GANs consistently achieve state of the art performance in image generation by learning the distribution of an image corpus.

The newest models often use explicit mechanisms to learn factored representations for images which can be help provide faceted image retrieval, capable of conditioning output on key attributes.

In this post, we explore applying StyleGAN2 embeddings in image retrieval tasks.

StyleGAN2

To begin, we train a StyleGAN2 model to generate theatrical posters from our image corpus.

After training the model for 3 weeks on nearly a million images, we finally begin to observe plausible posters.

See a sample realistic enough to fool Google Image search.

A trained StyleGAN2 model can even mix styles between sample images, crossing color palette and textures.

As a byproduct of training our generative model, we obtain methods to produce latent factor representations for each training sample.

Here, we see that StyleGAN2 learns an embedding for each training sample which has some of the characteristics we look for to apply in the image retrieval task.

This approach has the added advantage of not requiring labels to train a model. Despite this, training and generating latent factors was costly! Even if we consider this cost amoritized over an application’s lifecycle, these models are prone to mode collapse and thus poor embeddings.

StyleGAN2-ADA

A recent update to StyleGAN2 uses an adaptive test-time image augmentation scheme to stabilize training with fewer samples.
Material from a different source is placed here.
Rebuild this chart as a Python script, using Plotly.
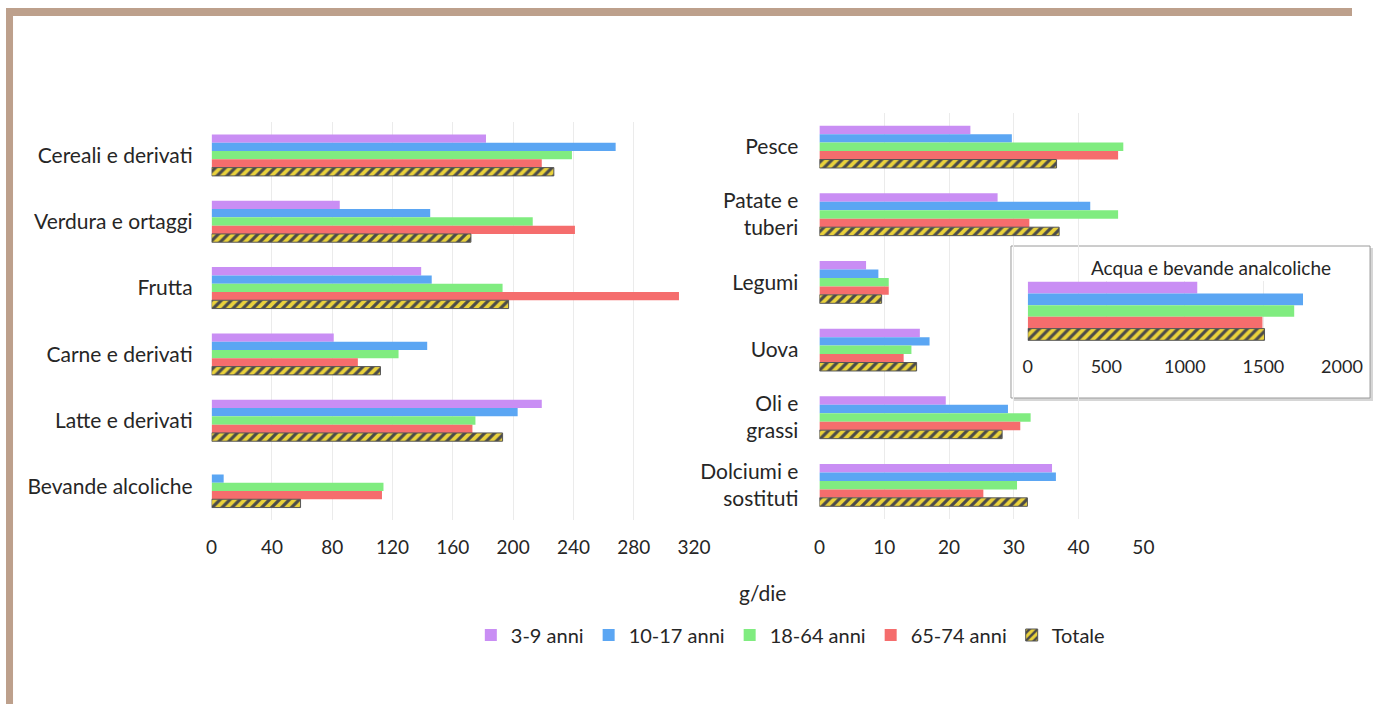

Importantly, this is done in such a way that augmentations do not leak into the generated samples.

This variant can reach similar results to the original StyleGAN2 model with an order of magnitude fewer images in a shorter amount of time. It is also possible to train a new model from a checkpoint generated from the original StyleGAN2 architecture.

Besides requiring fewer images, this model allows for class-conditional training, meaning we can introduce genre labels for additional context.
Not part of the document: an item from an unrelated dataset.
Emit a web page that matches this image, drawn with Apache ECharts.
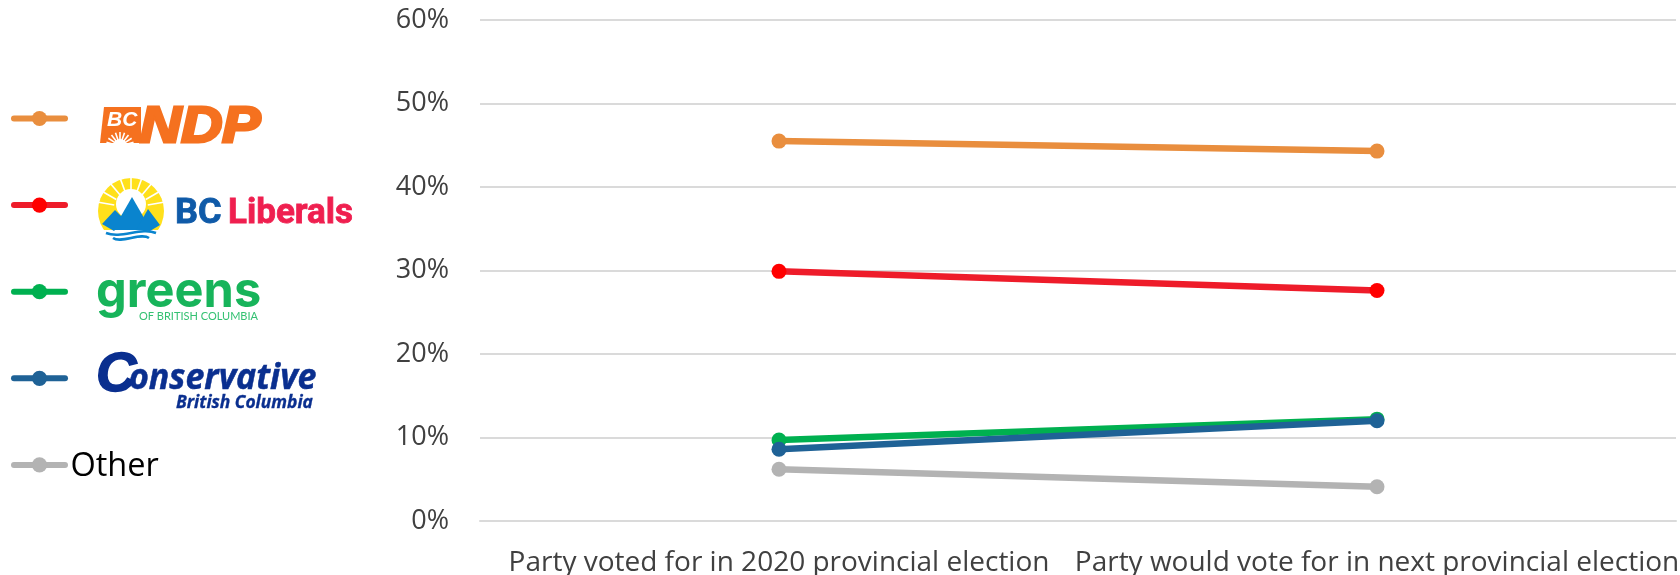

After fine-tuning from our previous checkpoint file on our image corpus for one day, our generated posters look promising.

Comparing the most similar posters for a handful of random sample posters, we can see that this new model can capture semantic, color, and texture features like its predecessor in a fraction of the time.

Conclusion

StyleGAN latent factors can effectively capture visual similarity in posters. However, based on some manual review, we consider the metric learning embeddings to be more semantically cohesive. If an overfit discriminator is the bottleneck for improving the GAN performance, we might consider augmenting the image dataset with additional secondary genre labels.

Overall, this method could be useful where labels are sparse or non-existent for a large image corpus and the recent developments with StyleGAN2 in particular make this approach more tractable. Also, the use of the FID-score provides some helpful proxy for comparing training runs which may also guide metric learning evaluations.